Textbook on number theory acclaimed for its novel approach

Mathematics professor Martin Weissman's new book has received an honorable mention in the 2018 PROSE Awards and raves from fellow mathematicians

textbook cover
Martin Weissman
Martin Weissman

It's not often that a mathematics textbook is described as "gorgeous" or "a work of practical art." But An Illustrated Theory of Numbers by Martin Weissman, associate professor of mathematics at UC Santa Cruz, is no ordinary textbook.

Weissman said his interest in design and information visualization inspired him to produce a "super-illustrated" book on number theory, a topic he has taught for many years. The new book, published by the American Mathematical Society, has about 500 illustrations in it and was carefully designed, with particular attention to the page layout.

"It was an interesting exercise," Weissman said. "Pedagogically it's good, because the illustrations help with the explanations, and students get to see lots of examples. The visual element also forced me, as a writer, to find more accessible proofs, more satisfying explanations for why all these things are true.
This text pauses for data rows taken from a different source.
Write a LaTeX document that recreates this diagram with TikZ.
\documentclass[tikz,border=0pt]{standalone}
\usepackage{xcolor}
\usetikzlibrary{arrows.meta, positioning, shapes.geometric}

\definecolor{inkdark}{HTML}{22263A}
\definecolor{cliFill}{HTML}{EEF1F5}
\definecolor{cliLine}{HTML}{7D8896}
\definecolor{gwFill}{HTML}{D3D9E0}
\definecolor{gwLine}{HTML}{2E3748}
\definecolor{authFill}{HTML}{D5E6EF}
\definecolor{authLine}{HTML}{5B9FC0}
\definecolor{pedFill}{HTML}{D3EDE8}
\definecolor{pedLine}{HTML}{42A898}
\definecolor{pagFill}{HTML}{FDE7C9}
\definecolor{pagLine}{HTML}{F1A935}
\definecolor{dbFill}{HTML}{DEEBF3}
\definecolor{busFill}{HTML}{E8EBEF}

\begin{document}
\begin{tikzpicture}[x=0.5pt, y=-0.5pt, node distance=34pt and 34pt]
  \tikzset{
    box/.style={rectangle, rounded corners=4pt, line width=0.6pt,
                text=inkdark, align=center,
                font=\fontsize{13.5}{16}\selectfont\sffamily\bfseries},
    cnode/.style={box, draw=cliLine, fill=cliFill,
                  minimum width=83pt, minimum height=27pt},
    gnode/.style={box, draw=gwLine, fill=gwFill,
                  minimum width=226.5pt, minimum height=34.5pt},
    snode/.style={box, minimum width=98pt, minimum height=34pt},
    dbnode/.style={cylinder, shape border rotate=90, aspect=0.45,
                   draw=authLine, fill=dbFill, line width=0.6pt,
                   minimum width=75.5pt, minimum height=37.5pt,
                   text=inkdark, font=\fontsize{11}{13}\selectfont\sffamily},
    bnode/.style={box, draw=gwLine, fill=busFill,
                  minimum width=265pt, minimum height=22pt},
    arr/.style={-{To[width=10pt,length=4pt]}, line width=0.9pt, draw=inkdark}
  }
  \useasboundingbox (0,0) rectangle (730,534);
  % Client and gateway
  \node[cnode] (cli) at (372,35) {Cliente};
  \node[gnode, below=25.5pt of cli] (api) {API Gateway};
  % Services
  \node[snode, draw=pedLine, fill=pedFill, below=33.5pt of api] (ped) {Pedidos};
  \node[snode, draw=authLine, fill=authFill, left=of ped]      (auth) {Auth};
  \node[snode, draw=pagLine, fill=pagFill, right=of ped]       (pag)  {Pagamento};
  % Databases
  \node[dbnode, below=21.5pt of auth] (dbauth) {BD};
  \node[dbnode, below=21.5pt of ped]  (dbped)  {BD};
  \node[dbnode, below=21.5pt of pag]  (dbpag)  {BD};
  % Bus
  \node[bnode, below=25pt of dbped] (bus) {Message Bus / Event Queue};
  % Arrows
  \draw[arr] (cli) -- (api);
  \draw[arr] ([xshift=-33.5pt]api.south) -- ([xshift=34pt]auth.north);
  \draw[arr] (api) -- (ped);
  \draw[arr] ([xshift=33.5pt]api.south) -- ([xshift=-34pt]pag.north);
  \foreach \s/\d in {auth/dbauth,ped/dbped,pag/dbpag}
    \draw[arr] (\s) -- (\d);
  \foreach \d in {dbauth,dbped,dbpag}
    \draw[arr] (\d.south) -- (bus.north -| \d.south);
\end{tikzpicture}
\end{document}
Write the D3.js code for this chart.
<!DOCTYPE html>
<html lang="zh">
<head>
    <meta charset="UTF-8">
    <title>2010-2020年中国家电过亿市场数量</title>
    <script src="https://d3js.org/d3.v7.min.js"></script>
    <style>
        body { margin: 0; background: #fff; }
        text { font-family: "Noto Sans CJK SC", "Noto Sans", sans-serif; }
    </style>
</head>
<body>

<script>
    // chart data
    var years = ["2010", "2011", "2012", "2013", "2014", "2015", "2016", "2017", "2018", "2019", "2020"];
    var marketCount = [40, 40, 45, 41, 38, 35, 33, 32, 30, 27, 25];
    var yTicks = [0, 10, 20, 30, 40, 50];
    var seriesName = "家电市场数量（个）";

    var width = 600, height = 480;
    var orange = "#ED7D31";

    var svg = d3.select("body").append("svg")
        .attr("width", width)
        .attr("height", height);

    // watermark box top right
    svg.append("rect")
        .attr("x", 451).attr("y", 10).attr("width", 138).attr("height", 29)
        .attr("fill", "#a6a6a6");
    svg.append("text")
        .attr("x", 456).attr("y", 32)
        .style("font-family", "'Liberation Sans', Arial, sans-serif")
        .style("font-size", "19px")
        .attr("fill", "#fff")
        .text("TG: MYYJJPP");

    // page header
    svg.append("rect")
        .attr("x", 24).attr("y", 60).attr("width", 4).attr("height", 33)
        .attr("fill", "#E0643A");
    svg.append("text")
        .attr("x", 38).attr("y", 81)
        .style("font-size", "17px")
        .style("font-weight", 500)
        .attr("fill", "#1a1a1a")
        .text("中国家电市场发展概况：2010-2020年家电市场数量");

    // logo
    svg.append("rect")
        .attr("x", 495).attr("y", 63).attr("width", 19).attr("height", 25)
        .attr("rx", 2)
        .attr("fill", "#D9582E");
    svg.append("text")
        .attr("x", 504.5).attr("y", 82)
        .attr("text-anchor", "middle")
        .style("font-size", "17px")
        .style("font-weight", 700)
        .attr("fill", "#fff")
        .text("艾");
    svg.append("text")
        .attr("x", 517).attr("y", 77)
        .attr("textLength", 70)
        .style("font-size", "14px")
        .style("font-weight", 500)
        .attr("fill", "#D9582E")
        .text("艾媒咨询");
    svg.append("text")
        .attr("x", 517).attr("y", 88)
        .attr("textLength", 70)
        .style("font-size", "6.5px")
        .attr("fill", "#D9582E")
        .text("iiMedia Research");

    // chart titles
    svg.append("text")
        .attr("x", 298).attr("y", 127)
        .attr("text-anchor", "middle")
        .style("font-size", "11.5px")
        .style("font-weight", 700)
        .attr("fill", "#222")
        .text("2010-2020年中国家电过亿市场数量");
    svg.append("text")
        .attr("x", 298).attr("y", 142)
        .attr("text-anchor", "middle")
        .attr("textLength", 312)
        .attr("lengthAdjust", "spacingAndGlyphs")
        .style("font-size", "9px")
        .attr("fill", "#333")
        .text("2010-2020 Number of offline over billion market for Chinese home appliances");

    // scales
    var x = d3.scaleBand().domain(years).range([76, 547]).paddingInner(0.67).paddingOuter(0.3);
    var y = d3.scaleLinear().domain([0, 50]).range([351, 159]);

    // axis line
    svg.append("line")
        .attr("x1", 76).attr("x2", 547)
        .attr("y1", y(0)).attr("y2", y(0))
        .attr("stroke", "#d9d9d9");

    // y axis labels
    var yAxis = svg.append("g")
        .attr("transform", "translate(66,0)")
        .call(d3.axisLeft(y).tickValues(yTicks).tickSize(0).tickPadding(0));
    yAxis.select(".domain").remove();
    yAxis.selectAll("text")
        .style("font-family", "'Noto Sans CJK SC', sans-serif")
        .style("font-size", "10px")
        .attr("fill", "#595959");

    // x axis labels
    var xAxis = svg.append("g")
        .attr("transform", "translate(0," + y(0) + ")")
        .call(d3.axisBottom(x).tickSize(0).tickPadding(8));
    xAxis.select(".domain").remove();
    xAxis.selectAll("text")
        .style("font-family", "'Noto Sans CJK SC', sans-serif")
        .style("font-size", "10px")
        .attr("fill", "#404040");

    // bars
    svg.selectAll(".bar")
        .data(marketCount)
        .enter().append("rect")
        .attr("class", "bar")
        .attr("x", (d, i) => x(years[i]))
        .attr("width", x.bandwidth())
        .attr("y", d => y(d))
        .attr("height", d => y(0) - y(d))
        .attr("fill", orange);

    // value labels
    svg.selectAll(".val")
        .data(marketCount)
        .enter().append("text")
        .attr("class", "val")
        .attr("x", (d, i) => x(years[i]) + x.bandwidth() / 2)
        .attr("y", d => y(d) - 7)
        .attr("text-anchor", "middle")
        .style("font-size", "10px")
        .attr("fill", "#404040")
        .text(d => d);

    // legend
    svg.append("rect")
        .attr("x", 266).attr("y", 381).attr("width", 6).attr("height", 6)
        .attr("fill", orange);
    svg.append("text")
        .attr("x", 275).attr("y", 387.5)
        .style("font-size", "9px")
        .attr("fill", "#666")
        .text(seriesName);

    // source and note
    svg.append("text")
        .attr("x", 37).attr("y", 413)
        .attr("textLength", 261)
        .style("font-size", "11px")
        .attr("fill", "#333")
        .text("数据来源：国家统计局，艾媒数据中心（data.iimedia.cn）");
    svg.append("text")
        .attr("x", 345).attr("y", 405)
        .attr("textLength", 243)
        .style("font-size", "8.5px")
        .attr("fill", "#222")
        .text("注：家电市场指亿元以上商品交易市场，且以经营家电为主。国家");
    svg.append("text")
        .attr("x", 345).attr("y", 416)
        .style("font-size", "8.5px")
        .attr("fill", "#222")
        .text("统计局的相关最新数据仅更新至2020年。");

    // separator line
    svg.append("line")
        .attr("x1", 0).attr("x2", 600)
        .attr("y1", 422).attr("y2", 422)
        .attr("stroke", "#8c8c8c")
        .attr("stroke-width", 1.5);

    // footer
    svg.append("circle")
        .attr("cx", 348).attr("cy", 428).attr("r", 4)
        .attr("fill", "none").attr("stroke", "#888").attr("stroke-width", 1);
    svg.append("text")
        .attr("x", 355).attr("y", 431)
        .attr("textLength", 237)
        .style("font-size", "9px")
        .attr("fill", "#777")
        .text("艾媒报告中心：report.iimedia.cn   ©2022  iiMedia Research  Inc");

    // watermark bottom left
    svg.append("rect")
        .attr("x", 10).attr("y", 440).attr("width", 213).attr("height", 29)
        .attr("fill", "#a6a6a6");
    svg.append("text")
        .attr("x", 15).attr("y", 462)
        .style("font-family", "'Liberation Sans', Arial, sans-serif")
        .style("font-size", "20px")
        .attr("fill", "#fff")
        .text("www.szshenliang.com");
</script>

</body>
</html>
Number theory is an ancient field of mathematics, with origins in Euclid's Elements, written around 300 BCE. Describing number theory in the book's preface, Weissman writes, "The problems in this book are about numbers and their relations to each other. These sorts of questions were interesting for mystical reasons in the ancient Greek world, for astronomical reasons to Indian mathematicians, for reasons of agriculture and government to ancient Chinese mathematicians. Today they are important to anyone who wants to understand data security."

Every time we check our email, Weissman explained, "your computer and the server are doing a complicated dance involving 300-digit prime numbers. Their properties are crucial to data security on a daily basis."

Yet he emphasizes the aesthetics of number theory over its utility. "This book is not a particularly useful book," Weissman writes in the preface. "But it might change the way you think about numbers, and you might see something beautiful that very few people have seen before."

In developing the book, Weissman said, he was influenced by Edward Tufte, a Yale statistician and graphic design theorist known for his books and courses on visual presentation of information. The book's design and illustrations clearly made a big impression on reviewers. One praised it for "a visual and literary flair which very few math books even strive for, let alone accomplish," while another called it "a textbook like none other I know; and not just a textbook, but a work of practical art."

In addition to the illustrations, the book is notable for the historical notes that accompany each chapter. Weissman said he sought to provide a scholarly historical narrative, referring to primary sources and including mathematicians outside the Western tradition.

In the 2018 PROSE Awards, the publishing industry's top awards for professional and scholarly works, An Illustrated Theory of Numbers earned Honorable Mention in the Mathematics category.

Weissman's research involves number theory, representation theory, and geometry. He joined the UCSC faculty in 2006.